Report the count of lines below that include "matplotlib", without any other text.

#### Dataset excerpt

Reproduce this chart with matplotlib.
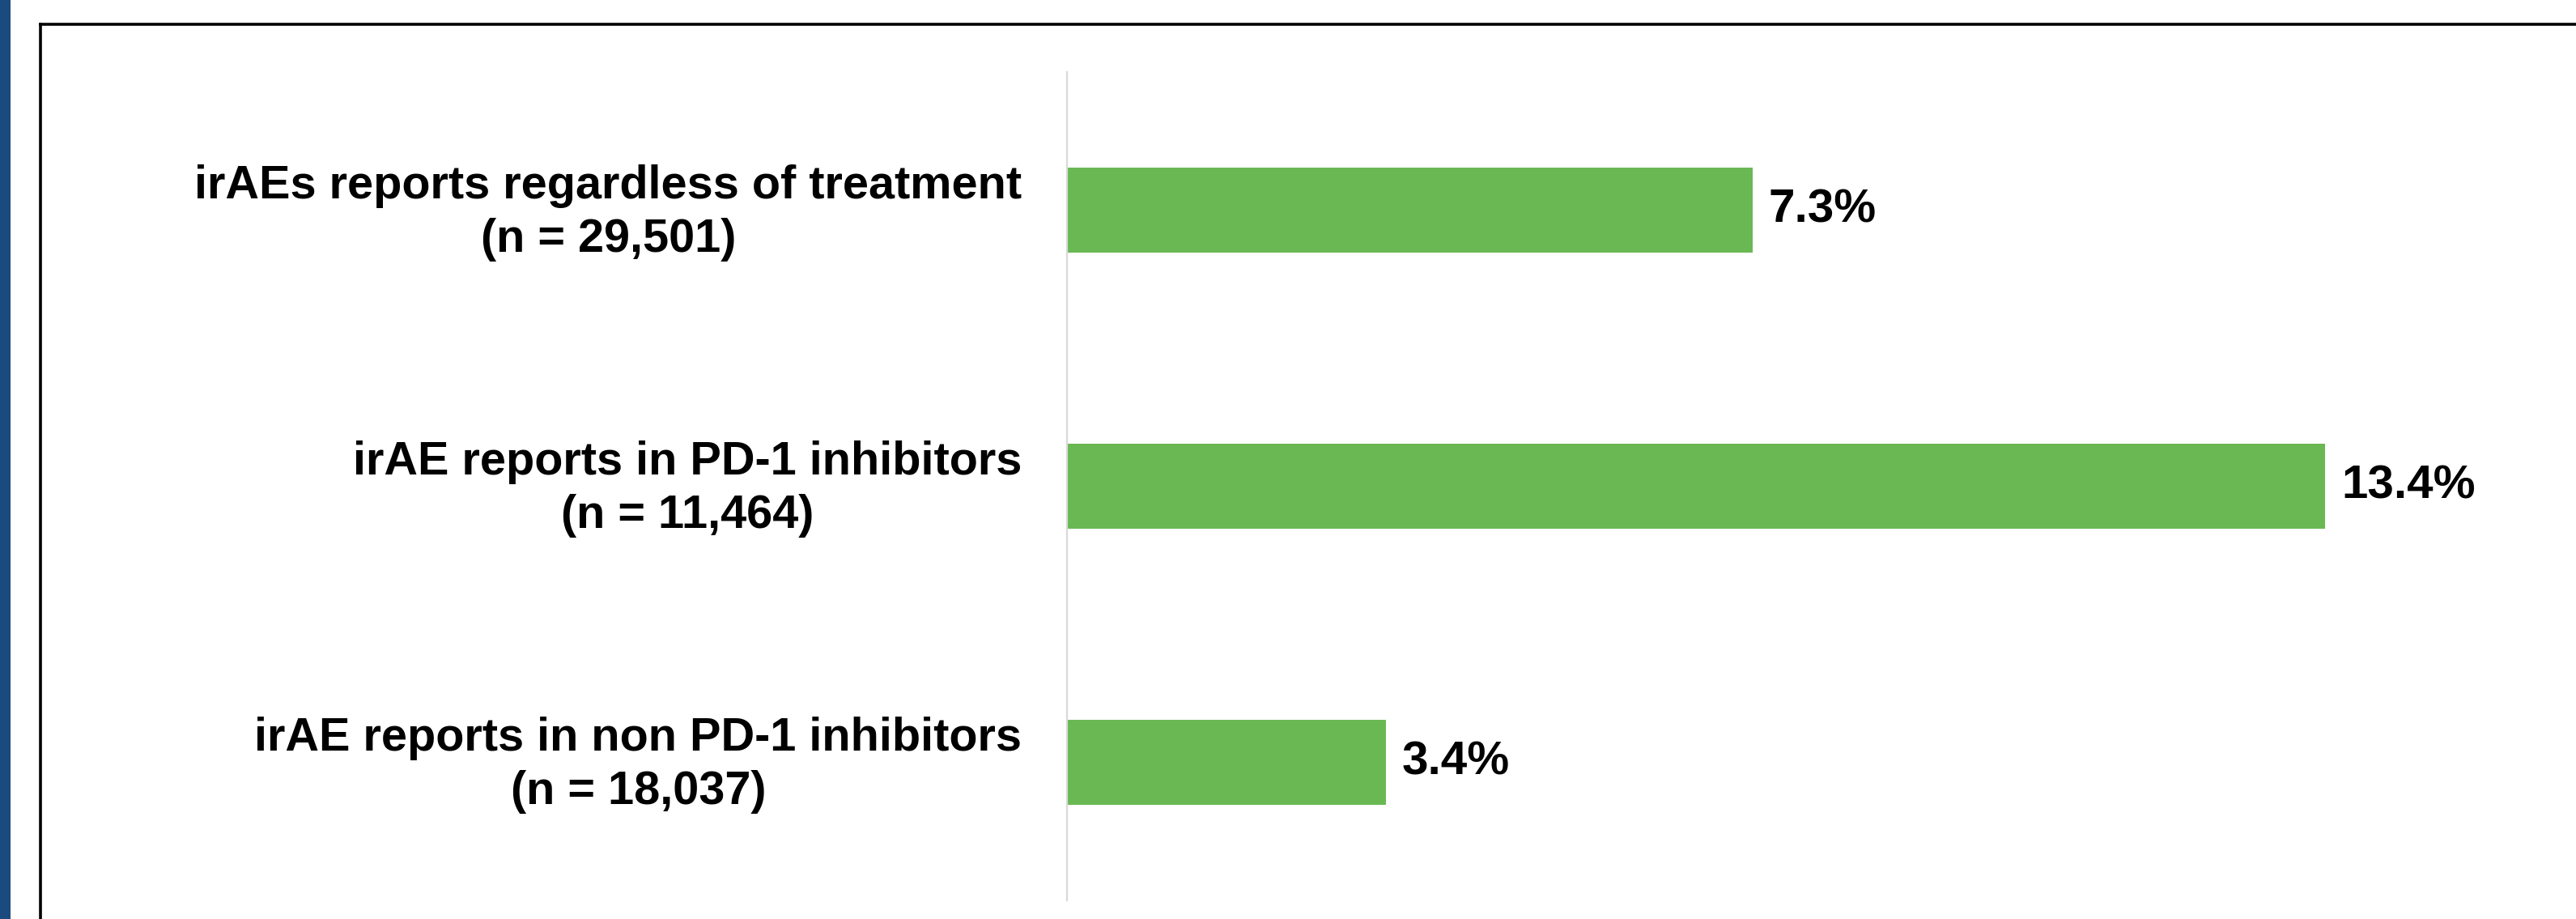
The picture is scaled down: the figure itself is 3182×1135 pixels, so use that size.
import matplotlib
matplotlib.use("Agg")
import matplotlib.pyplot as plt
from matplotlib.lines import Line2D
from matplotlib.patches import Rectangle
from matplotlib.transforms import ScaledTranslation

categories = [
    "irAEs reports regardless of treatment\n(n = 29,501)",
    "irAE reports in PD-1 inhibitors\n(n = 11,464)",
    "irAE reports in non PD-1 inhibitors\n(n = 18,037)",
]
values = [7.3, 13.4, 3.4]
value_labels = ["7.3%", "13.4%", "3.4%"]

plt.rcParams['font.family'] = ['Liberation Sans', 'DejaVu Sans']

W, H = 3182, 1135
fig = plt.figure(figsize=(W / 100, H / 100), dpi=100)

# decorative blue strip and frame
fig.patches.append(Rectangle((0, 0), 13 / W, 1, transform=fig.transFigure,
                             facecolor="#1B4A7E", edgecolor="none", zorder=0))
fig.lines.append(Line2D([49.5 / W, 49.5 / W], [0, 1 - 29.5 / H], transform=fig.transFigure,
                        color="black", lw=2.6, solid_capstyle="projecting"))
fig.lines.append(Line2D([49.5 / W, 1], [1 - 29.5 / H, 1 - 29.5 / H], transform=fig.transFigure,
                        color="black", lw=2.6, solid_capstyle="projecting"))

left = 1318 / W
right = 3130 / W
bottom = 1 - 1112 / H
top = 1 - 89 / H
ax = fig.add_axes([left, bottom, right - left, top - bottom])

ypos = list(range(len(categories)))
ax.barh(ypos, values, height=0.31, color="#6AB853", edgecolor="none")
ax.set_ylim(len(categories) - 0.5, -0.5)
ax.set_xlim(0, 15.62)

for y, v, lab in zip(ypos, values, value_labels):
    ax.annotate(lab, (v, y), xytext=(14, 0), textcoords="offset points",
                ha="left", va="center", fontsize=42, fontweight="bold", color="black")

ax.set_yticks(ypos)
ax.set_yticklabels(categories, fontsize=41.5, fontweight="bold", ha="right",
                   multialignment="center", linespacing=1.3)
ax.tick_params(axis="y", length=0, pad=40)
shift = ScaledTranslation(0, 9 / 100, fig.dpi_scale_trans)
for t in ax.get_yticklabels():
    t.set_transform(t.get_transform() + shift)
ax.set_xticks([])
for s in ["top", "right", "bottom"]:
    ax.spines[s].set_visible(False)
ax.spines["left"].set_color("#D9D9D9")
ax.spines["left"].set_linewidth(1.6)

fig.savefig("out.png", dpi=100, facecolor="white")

########

Task result:
7